In Frankreich beträgt der Marktanteil von arte zufriedenstellende 3,2 Prozent, während er in Deutschland um ein Prozent herumdümpelt. "Näher am Zuschauer sein und mehr menschliche Wärme ausstrahlen", umschrieb er die geplanten Neuerungen vorige Woche in einem Presse-Interview.
Eni jetzt im Kultursender
Wie diese Wärme aussehen könnte, die bald den Zuschauer eng umschmeicheln soll, lässt das in Wien extra vorgestellte neue Frauenmagazin Lola erahnen, das sich an "selbstbewusste, natürliche, rebellische, starke, neugierige, sinnliche" Frauen richtet und das abwechselnd von der französischen Sängerin und Schauspielerin Lio sowie der charmanten Ex-viva- und Ex-Bravo-TV-Moderatorin Enie van de Meiklokjes moderiert wird. In einem der vorab präsentierten Beiträge wurde eine Französin porträtiert, die gleichsam in den fünfziger Jahren lebt. Im Laufe des Beitrages stellte sich jedoch unwillkürlich der Verdacht ein, Petticoat, Rock'n'Roll und ein halbes Dutzend Kinder könnten möglicherweise weniger ihr Traum, als der ihres Mannes sein. Angesprochen wurde diese Möglichkeit mit keinem Wort. Man muss kein Feminist sein, um von einem Frauenmagazin zumindest ein wenig kritische Hinterfragung zu erwarten.

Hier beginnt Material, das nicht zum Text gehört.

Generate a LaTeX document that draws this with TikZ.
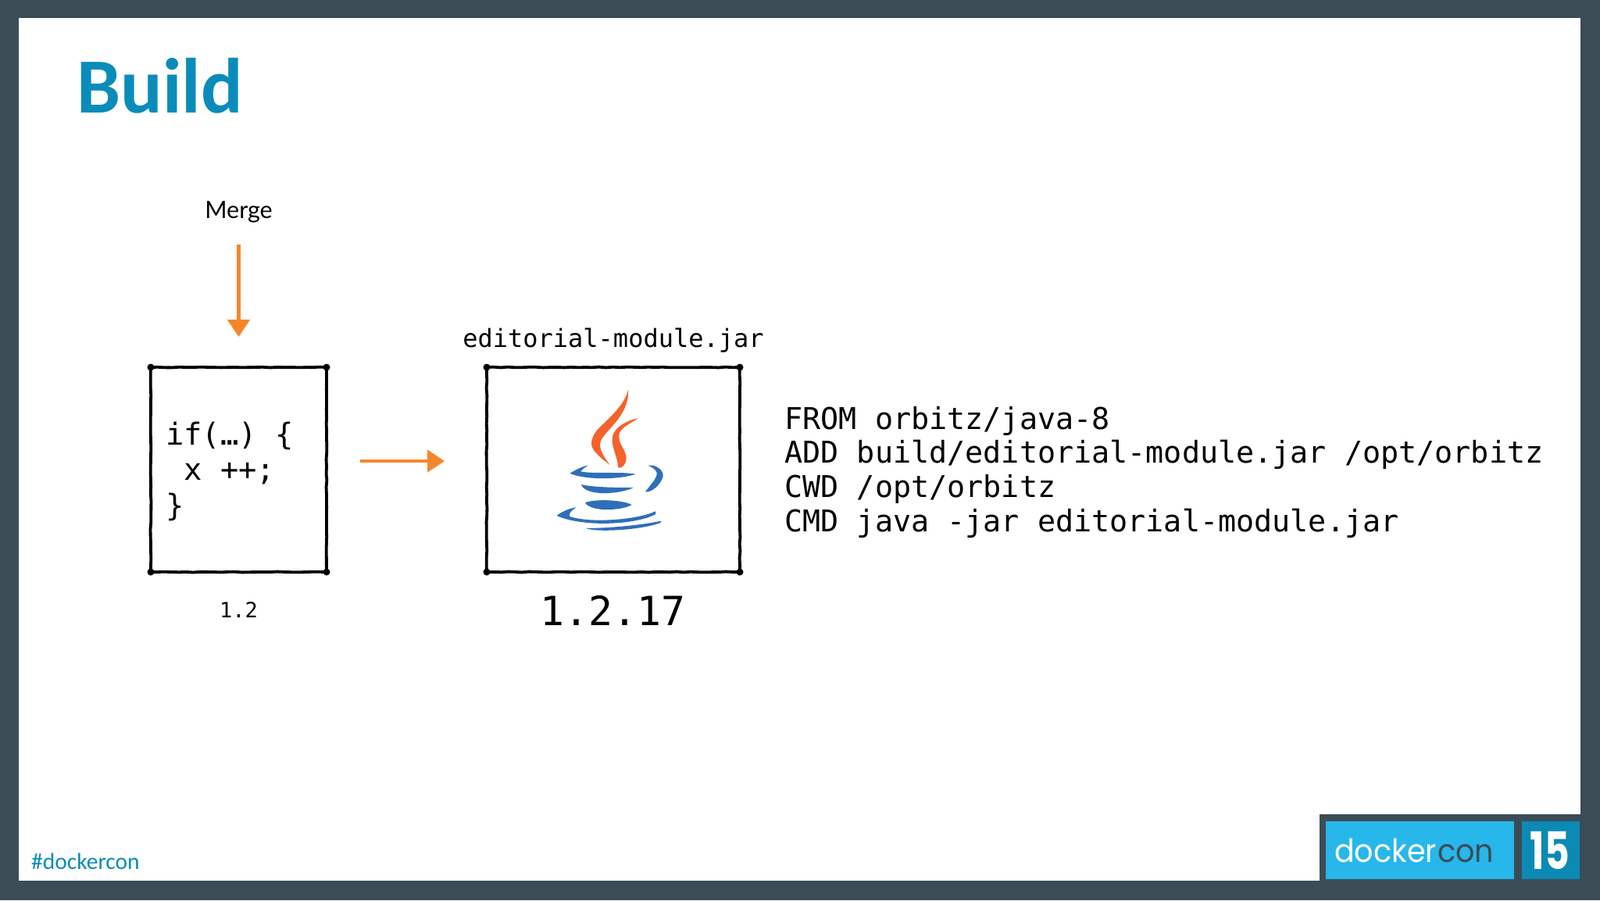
\documentclass[tikz,border=0pt]{standalone}
\usepackage{fontspec}
\setmainfont{Carlito}
\newfontfamily\monof{DejaVu Sans Mono}
\newfontfamily\logof{Poppins}
\newfontfamily\lato{Lato}
\usetikzlibrary{arrows.meta,decorations.pathmorphing,calc}
\definecolor{frame}{HTML}{3C4C56}
\definecolor{titleblue}{HTML}{0A8CBA}
\definecolor{logoblue}{HTML}{27B7EA}
\definecolor{logodark}{HTML}{0B8AB5}
\definecolor{arroworange}{HTML}{F6862B}
\definecolor{flame}{HTML}{F4632A}
\definecolor{cup}{HTML}{2F6FB9}
\newcommand{\fs}[2]{\fontsize{#1}{#2}\selectfont}
\tikzset{
  sketchbox/.style={draw=black,line width=3.8pt,inner sep=0pt,outer sep=0pt,decorate,
    decoration={random steps,segment length=9pt,amplitude=.45pt}},
  flow/.style={draw=arroworange,line width=4.5pt,
    -{Triangle[length=22pt,width=28pt,fill=arroworange]}},
  mono/.style={font=\monof,text=black,inner sep=0pt,outer sep=0pt},
  flamefill/.style={fill=flame,draw=none},
  cupfill/.style={fill=cup,draw=none},
}
\begin{document}
\begin{tikzpicture}[x=1pt,y=-1pt]
\useasboundingbox (0,0) rectangle (2048,1152);
\fill[frame] (0,0) rectangle (2048,1152);
\fill[white] (24,23) rectangle (2023,1127);

% title
\node[anchor=base west,inner sep=0pt,text=titleblue,font=\bfseries\fs{100}{100}] (title) at (98,144) {Build};
\node[anchor=base west,inner sep=0pt,text=titleblue,font=\fs{29.5}{29.5}] (tag) at (40,1112) {\#dockercon};

% boxes
\node[sketchbox,minimum width=225pt,minimum height=262pt] (a) at (305.5,601) {};
\node[sketchbox,minimum width=324pt,minimum height=262pt] (b) at (785,601) {};
\foreach \n in {a,b}\foreach \c in {north west,north east,south west,south east}
  \fill (\n.\c) circle (4.5pt);

% texts
\node[inner sep=0pt,font=\lato\fs{30.5}{30.5},text=black,text height=23pt,text depth=7pt] (merge) at (305.5,271) {Merge};
\node[mono,anchor=base,font=\monof\fs{32}{32}] (jar) at (785,444) {editorial-module.jar};
\node[mono,anchor=base,font=\monof\fs{38.8}{45.5},align=left,anchor=west] (code) at (212,603) {if(…) \{\\\hphantom{x}x ++;\\\}};
\node[mono,anchor=base,font=\monof\fs{27}{27}] (v1) at (305.5,790) {1.2};
\node[mono,anchor=base,font=\monof\fs{51.5}{51.5}] (v2) at (784.5,800) {1.2.17};
\node[mono,font=\monof\fs{38.4}{43.7},align=left,anchor=west] (docker) at (1004.5,604) {FROM orbitz/java-8\\ADD build/editorial-module.jar /opt/orbitz\\CWD /opt/orbitz\\CMD java -jar editorial-module.jar};

% connectors
\draw[flow,shorten <=27pt,shorten >=39pt] (merge.south) -- (a.north);
\draw[flow,shorten <=43pt,shorten >=54pt] ([yshift=11pt]a.east) -- ([yshift=11pt]b.west);

% java logo (drawn in 3x zoom coordinates)
\begin{scope}[shift={(600,440)},x=0.3333pt,y=-0.3333pt]
\path[flamefill] (612,175) .. controls (600,240) and (520,300) .. (490,335)
  .. controls (465,370) and (465,395) .. (490,420) .. controls (510,442) and (530,455) .. (541,465)
  .. controls (525,440) and (500,410) .. (505,380) .. controls (510,340) and (620,280) .. (612,175) -- cycle;
\path[flamefill] (651,286) .. controls (610,292) and (560,320) .. (552,355)
  .. controls (545,395) and (575,440) .. (573,475) .. controls (590,482) and (605,460) .. (605,435)
  .. controls (600,400) and (570,380) .. (578,345) .. controls (585,320) and (630,300) .. (651,286) -- cycle;
\path[cupfill] (388,497) .. controls (410,485) and (435,470) .. (458,467)
  .. controls (445,475) and (432,485) .. (430,490) .. controls (470,500) and (590,490) .. (640,500)
  .. controls (590,520) and (450,525) .. (388,497) -- cycle;
\path[cupfill] (432,540) .. controls (480,552) and (580,552) .. (632,552)
  .. controls (590,575) and (450,590) .. (432,540) -- cycle;
\path[cupfill] (447,610) .. controls (480,595) and (590,598) .. (626,618)
  .. controls (590,640) and (470,648) .. (447,610) -- cycle;
\path[cupfill] (338,660) .. controls (355,645) and (390,630) .. (413,628)
  .. controls (395,640) and (382,650) .. (388,663) .. controls (470,690) and (650,675) .. (717,643)
  .. controls (720,648) and (718,652) .. (716,655) .. controls (640,695) and (440,705) .. (338,660) -- cycle;
\path[cupfill] (450,708) .. controls (540,708) and (670,695) .. (738,680)
  .. controls (740,684) and (738,686) .. (734,688) .. controls (660,715) and (490,725) .. (450,708) -- cycle;
\path[cupfill] (688,467) .. controls (725,462) and (750,490) .. (746,510)
  .. controls (735,545) and (700,572) .. (678,568) .. controls (695,545) and (725,515) .. (722,495)
  .. controls (718,480) and (700,472) .. (688,467) -- cycle;
\end{scope}

% dockercon badge
\fill[frame] (1689,1042) rectangle (2023,1127);
\fill[logoblue] (1697,1051) rectangle (1938,1125);
\fill[logodark] (1948,1051) rectangle (2022,1125);
\node[anchor=base west,inner sep=0pt,font=\logof\fs{41}{41},text=white,xscale=.93] (logoa) at (1708,1103) {docker};
\node[anchor=base west,inner sep=0pt,font=\logof\fs{41}{41},text=frame,xscale=.93] (logob) at (1840,1103) {con};
\node[inner sep=0pt,font=\logof\bfseries\fs{66}{66},text=white,xscale=.74] (logon) at (1984,1088) {15};
\end{tikzpicture}
\end{document}
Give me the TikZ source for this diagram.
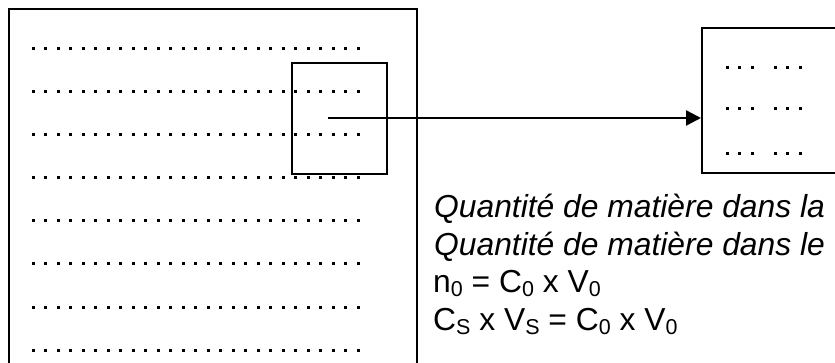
\documentclass[tikz,border=0pt]{standalone}
\usepackage{fontspec}
\setmainfont{Liberation Sans}
\usepackage{tikz}
\usetikzlibrary{positioning, arrows.meta}

\newcommand{\lowsub}[1]{\raisebox{-4pt}{\fontsize{21.5}{21.5}\selectfont #1}}

\begin{document}
\begin{tikzpicture}[
        x=1pt, y=-1pt,
        box/.style={rectangle, draw, line width=2.2pt, anchor=north west, inner sep=0pt},
        smallbox/.style={rectangle, draw, line width=1.7pt, anchor=north west, inner sep=0pt},
        arrow/.style={-{Triangle[length=15pt, width=15pt]}, line width=2.4pt},
        txt/.style={anchor=base west, inner sep=0pt, font=\fontsize{31.8}{37}\selectfont}
    ]
        \clip (0,0) rectangle (835,363);

        % Define nodes
        \node (fiole) [box, minimum width=408pt, minimum height=400pt] at (8,8) {};
        \node (prelev) [smallbox, minimum width=95pt, minimum height=111pt] at (291,62) {};
        \node (becher) [box, minimum width=160pt, minimum height=145pt] at (701,27) {};
        \coordinate (start) at (328,118);

        % Dots in the flask
        \foreach \r in {0,...,7}
            \foreach \c in {0,...,26}
                \fill (33+\c*12.5-1.5, 52+\r*43-1.5) rectangle +(3,-3);

        % Dots in the beaker
        \foreach \r in {71,112,157}
            \foreach \c in {727,739.5,752,775,787.5,800}
                \fill (\c-1.5, \r-1.5) rectangle +(3,-3);

        % Text
        \node (qsol) [txt] at (434,218) {\itshape Quantité de matière dans la};
        \node (qmere) [txt] at (434,255.5) {\itshape Quantité de matière dans le};
        \node (nzero) [txt] at (433,293) {n\lowsub{0} = C\lowsub{0} x V\lowsub{0}};
        \node (dilu) [txt] at (433,330.5) {C\lowsub{S} x V\lowsub{S} = C\lowsub{0} x V\lowsub{0}};

        % Draw arrow
        \draw [arrow] (start) -- (start -| becher.west);
    \end{tikzpicture}
\end{document}
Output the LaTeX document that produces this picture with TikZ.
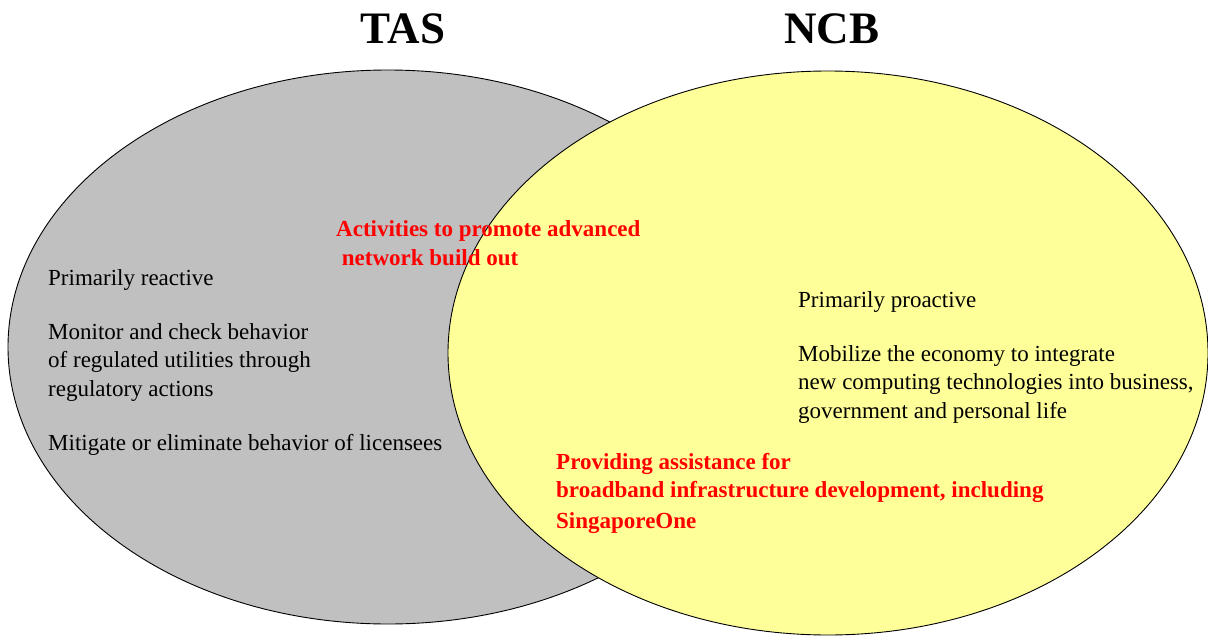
\documentclass[tikz,border=0pt]{standalone}
\usepackage{fontspec}
\setmainfont{Liberation Serif}
\usetikzlibrary{shapes.geometric}

\definecolor{tasgray}{RGB}{192,192,192}
\definecolor{ncbyellow}{RGB}{255,255,153}

\tikzset{
  setbox/.style={ellipse, draw=black, line width=0.9pt, inner sep=0pt},
  settitle/.style={font=\fontsize{45}{50}\selectfont\bfseries, anchor=base},
  body/.style={font=\fontsize{23}{28.5}\selectfont, align=left, inner sep=0pt, anchor=base west},
  shared/.style={body, font=\fontsize{23}{28.5}\selectfont\bfseries, text=red}
}

\begin{document}
\begin{tikzpicture}[x=1pt,y=-1pt]
    \useasboundingbox (0,0) rectangle (1208,637);
    % the two sets
    \node[setbox, fill=tasgray, minimum width=760pt, minimum height=554pt] (tas) at (388,347) {};
    \node[setbox, fill=ncbyellow, minimum width=760pt, minimum height=564pt] (ncb) at (828,353) {};
    \node[settitle] (tastitle) at (403,43) {TAS};
    \node[settitle] (ncbtitle) at (832,43) {NCB};
    % TAS only (base = last line)
    \node[body] (tasrole) at (48,285) {Primarily reactive};
    \node[body] (tasmonitor) at (48,396) {Monitor and check behavior\\of regulated utilities through\\regulatory actions};
    \node[body] (tasmitigate) at (48,450) {Mitigate or eliminate behavior of licensees};
    % NCB only
    \node[body] (ncbrole) at (798,307) {Primarily proactive};
    \node[body] (ncbmobilize) at (798,418) {Mobilize the economy to integrate\\new computing technologies into business,\\government and personal life};
    % overlap
    \node[shared] (sharedbuild) at (336,265) {Activities to promote advanced\\\ network build out};
    \node[shared] (sharedassist) at (556,528) {Providing assistance for\\broadband infrastructure development, including\\[2pt]SingaporeOne};
\end{tikzpicture}
\end{document}
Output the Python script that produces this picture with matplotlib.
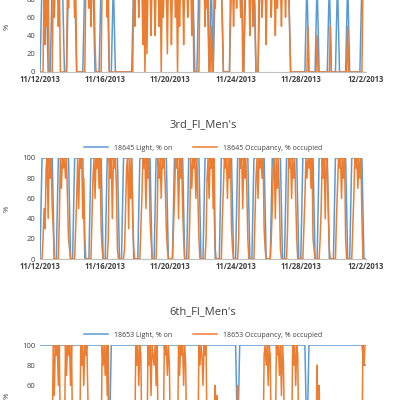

Die geplanten Koproduktionen von ORF und arte für 2003 haben einen Religionsschwerpunkt. Dem Thema "Christliche Orthodoxie" wird ein eigener Themenabend gewidmet. Elemente dieser mehrstündigen Leiste sind eine Dokumentation über den Patriarchen von Konstantinopel Bartolomaios I., eine Dokumentation über die Rolle der serbisch-orthodoxen Kirche während der Jugoslawien-Kriege und eine Dokumentation über griechische Ikonen, ausgestrahlt wird der Abend in der Karwoche, sowohl von ORF (15. April) als auch arte (17. April).
Ein Aufreger könnte "Jesus, du weißt", der neueste Filessay von Ulrich Seidl werden, in dem der umstrittene Filmemacher ("Hundstage") aufzeigen will, "welchen Stellenwert Jesus heute hat und wie es in den Köpfen und Herzen gläubiger Menschen in Österreich aussieht" (Pressetext). Weiter Koproduktionen sind Maximilian Schells dokumentarischer Kinofilm "Meine Schwester Maria", die dritte Folge der "Polt"-Krimireihe oder eine Dokumentation über Katharina die Große.
Für ORF keine Konkurrenz
Für Wolfgang Lorenz ist die Kooperation mit arte keine Konkurrenz für die geplante europaweite Ausstrahlung von ORF 2. Lorenz ist ja Leiter der Arbeitsgruppe, die darüber berät, wie ORF 2 "so pur wie möglich" ohne exorbitante Kosten - für viele Filme, Serien oder Sportübertragungen besitzt der ORF nur die Rechte zur Ausstrahlung in Österreich - via Satellit nach Europa exportiert werden kann. Ein rein österreichisches Programm und einzelne Beiträge aus Österreich - wie eben auf arte oder auch auf 3sat - seien zwei "verschiedene Paar Schuhe", betont Lorenz.